Anyone who has dealt with feelings of shame and the desire to escape will relate to these essays.

HM: Right, and there’s that rumor that Catherine the Great had sex with a horse. Early on, when I told people about the anthology, many of them asked if Catherine the Great was going to be in it. What would that essay look like? An investigative report of whether an 18th-century empress engaged in bestiality?

This is a little bit of a tangent, but I really appreciate how, in the Hulu series The Great, you see that rumor get started by a disgruntled lady of the court. Because of course, that’s what it was! A nasty rumor designed to hurt the world’s most powerful woman. So yes, it is something I wanted to address. Maggie Shipstead’s essay bravely tackles the Freud of it all, who, as we all know, was obsessed with penises (which he called widdlers?), and likewise fascinated with horse penises for their size, and is therefore responsible for much of this mess. 

Less sensationally, it’s quite common for riding to be seen as a hobby with the chief purpose of deferring boyfriends (girlfriends are not even considered by these parents) and sexuality, generally.
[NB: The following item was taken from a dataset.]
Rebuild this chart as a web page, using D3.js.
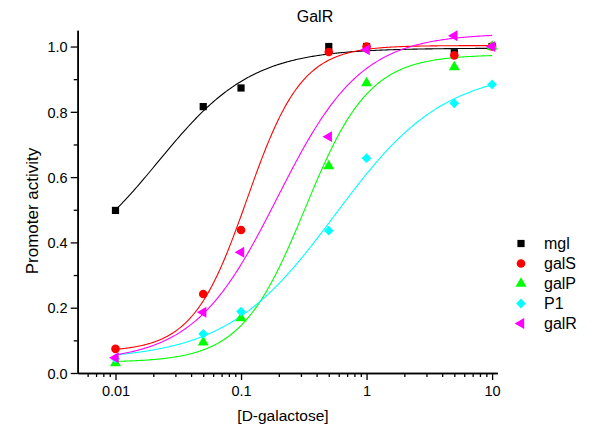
<!DOCTYPE html>
<html>
<head>
<meta charset="utf-8">
<script src="https://cdn.jsdelivr.net/npm/d3@7"></script>
<style>
  html, body { margin: 0; padding: 0; background: #fff; }
  svg { display: block; font-family: "Liberation Sans", Arial, sans-serif; }
</style>
</head>
<body>
<svg id="chart" width="592" height="427"></svg>
<script>
// D-galactose concentrations (x) and measured promoter activity per promoter
const concentrations = [0.01, 0.05, 0.1, 0.5, 1, 5, 10];
const seriesNames = ["mgl", "galS", "galP", "P1", "galR"];
const mgl  = [0.498, 0.816, 0.873, 1.000, 1.000, 0.981, 1.000];
const galS = [0.074, 0.242, 0.438, 0.983, 1.000, 0.973, 1.000];
const galP = [0.030, 0.094, 0.168, 0.634, 0.888, 0.937, 1.000];
const P1   = [0.044, 0.120, 0.188, 0.436, 0.658, 0.826, 0.884];
const galR = [0.047, 0.186, 0.370, 0.724, 0.990, 1.033, 1.000];

// Logistic dose-response fit per series: [bottom, top, x0, hill]
const fitMgl  = [0.30, 0.995, 0.0219, 1.16];
const fitGalS = [0.065, 1.003, 0.112, 2.0];
const fitGalP = [0.033, 0.975, 0.324, 1.7];
const fitP1   = [0.040, 0.930, 0.562, 1.0];
const fitGalR = [0.035, 1.040, 0.195, 1.3];

const xTickValues = [0.01, 0.1, 1, 10];
const xTickLabels = ["0.01", "0.1", "1", "10"];
const yTickValues = [0, 0.2, 0.4, 0.6, 0.8, 1.0];
const yTickLabels = ["0.0", "0.2", "0.4", "0.6", "0.8", "1.0"];

const series = [
  { name: seriesNames[0], values: mgl,  fit: fitMgl,  color: "#000000", symbol: d3.symbolSquare,   size: 52, rotate: 0 },
  { name: seriesNames[1], values: galS, fit: fitGalS, color: "#ff0000", symbol: d3.symbolCircle,   size: 58, rotate: 0 },
  { name: seriesNames[2], values: galP, fit: fitGalP, color: "#00ff00", symbol: d3.symbolTriangle, size: 52, rotate: 0 },
  { name: seriesNames[3], values: P1,   fit: fitP1,   color: "#00ffff", symbol: d3.symbolSquare,   size: 48, rotate: 45 },
  { name: seriesNames[4], values: galR, fit: fitGalR, color: "#ff00ff", symbol: d3.symbolTriangle, size: 52, rotate: -90 }
];

const svg = d3.select("#chart");
const plotLeft = 77.7, plotRight = 497.3, plotTop = 30.2, plotBottom = 373;

const x = d3.scaleLog().domain([0.005, 11]).range([plotLeft, plotRight]);
const y = d3.scaleLinear().domain([0, 1.05]).range([plotBottom, plotTop]);

// minor ticks on the log axis
const xMinor = [];
[0.001, 0.01, 0.1, 1].forEach(dec => {
  for (let k = 2; k <= 9; k++) {
    const v = dec * k;
    if (v > 0.005 && v < 11) xMinor.push(v);
  }
});
const yMinor = [0.1, 0.3, 0.5, 0.7, 0.9];

// fitted curves
const logistic = (p, xv) => p[0] + (p[1] - p[0]) / (1 + Math.pow(p[2] / xv, p[3]));
const sampleX = d3.range(0, 301).map(i => Math.pow(10, -2 + 3 * i / 300));
const line = d3.line().x(d => x(d[0])).y(d => y(d[1]));

const curves = svg.append("g").attr("fill", "none").attr("stroke-width", 1.1);
series.forEach(s => {
  curves.append("path")
    .attr("d", line(sampleX.map(xv => [xv, logistic(s.fit, xv)])))
    .attr("stroke", s.color);
});

// axes
const axisColor = "#000";
const xAxis = svg.append("g").attr("transform", `translate(0,${plotBottom})`)
  .call(d3.axisBottom(x).tickValues(xTickValues).tickFormat((d, i) => xTickLabels[i]).tickSize(7).tickSizeOuter(0).tickPadding(6));
const xAxisMinor = svg.append("g").attr("transform", `translate(0,${plotBottom})`)
  .call(d3.axisBottom(x).tickValues(xMinor).tickFormat("").tickSize(4).tickSizeOuter(0));
const yAxis = svg.append("g").attr("transform", `translate(${plotLeft},0)`)
  .call(d3.axisLeft(y).tickValues(yTickValues).tickFormat((d, i) => yTickLabels[i]).tickSize(7).tickSizeOuter(0).tickPadding(3));
const yAxisMinor = svg.append("g").attr("transform", `translate(${plotLeft},0)`)
  .call(d3.axisLeft(y).tickValues(yMinor).tickFormat("").tickSize(4).tickSizeOuter(0));

[xAxis, xAxisMinor, yAxis, yAxisMinor].forEach(g => {
  g.select(".domain").attr("stroke", axisColor).attr("stroke-width", 1.6);
  g.selectAll(".tick line").attr("stroke", axisColor).attr("stroke-width", 1.3);
  g.selectAll(".tick text").attr("fill", "#000").attr("font-size", 14.5)
    .attr("font-family", "'Liberation Sans', Arial, sans-serif");
});
yAxis.selectAll(".tick text").attr("dy", "0.36em");

// data points
series.forEach(s => {
  svg.append("g").selectAll("path")
    .data(s.values)
    .join("path")
    .attr("d", d3.symbol().type(s.symbol).size(s.size))
    .attr("transform", (d, i) => `translate(${x(concentrations[i])},${y(d)}) rotate(${s.rotate})`)
    .attr("fill", s.color);
});

// title and axis labels
svg.append("text").attr("x", 315).attr("y", 22).attr("text-anchor", "middle")
  .attr("font-size", 16).text("GalR");
svg.append("text").attr("x", 283).attr("y", 421).attr("text-anchor", "middle")
  .attr("font-size", 15.5).text("[D-galactose]");
svg.append("text").attr("transform", `translate(37.5,211) rotate(-90)`).attr("text-anchor", "middle")
  .attr("font-size", 17).text("Promoter activity");

// legend
const legend = svg.append("g");
series.forEach((s, i) => {
  const ly = 243.5 + i * 20;
  legend.append("path")
    .attr("d", d3.symbol().type(s.symbol).size(s.size))
    .attr("transform", `translate(521,${ly}) rotate(${s.rotate})`)
    .attr("fill", s.color);
  legend.append("text").attr("x", 544).attr("y", ly + 5.5)
    .attr("font-size", 16).text(s.name);
});
</script>
</body>
</html>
I know my parents had that motivation. 

ECE: That was actually such an eye-opening storyline in The Great and made me see the idea and intent of the horse sex story in a whole new way: that to be with a horse was somehow the ultimate slutiness, which you help explicate above, thanks Freud.

What haven’t we talked about yet that you’d like to touch on? What else do you want people to know about this book? 

HM: I wish I could go through and summarize each essay, because they are all so unique and wonderful, but I will restrain myself. Each one is worth reading, and not just for former horse girls anonymous. I think that anyone who pursued something fervently in their youth that they’ve struggled to incorporate into their adulthood will relate to these essays, as will anyone who has dealt with feelings of shame and the desire to escape.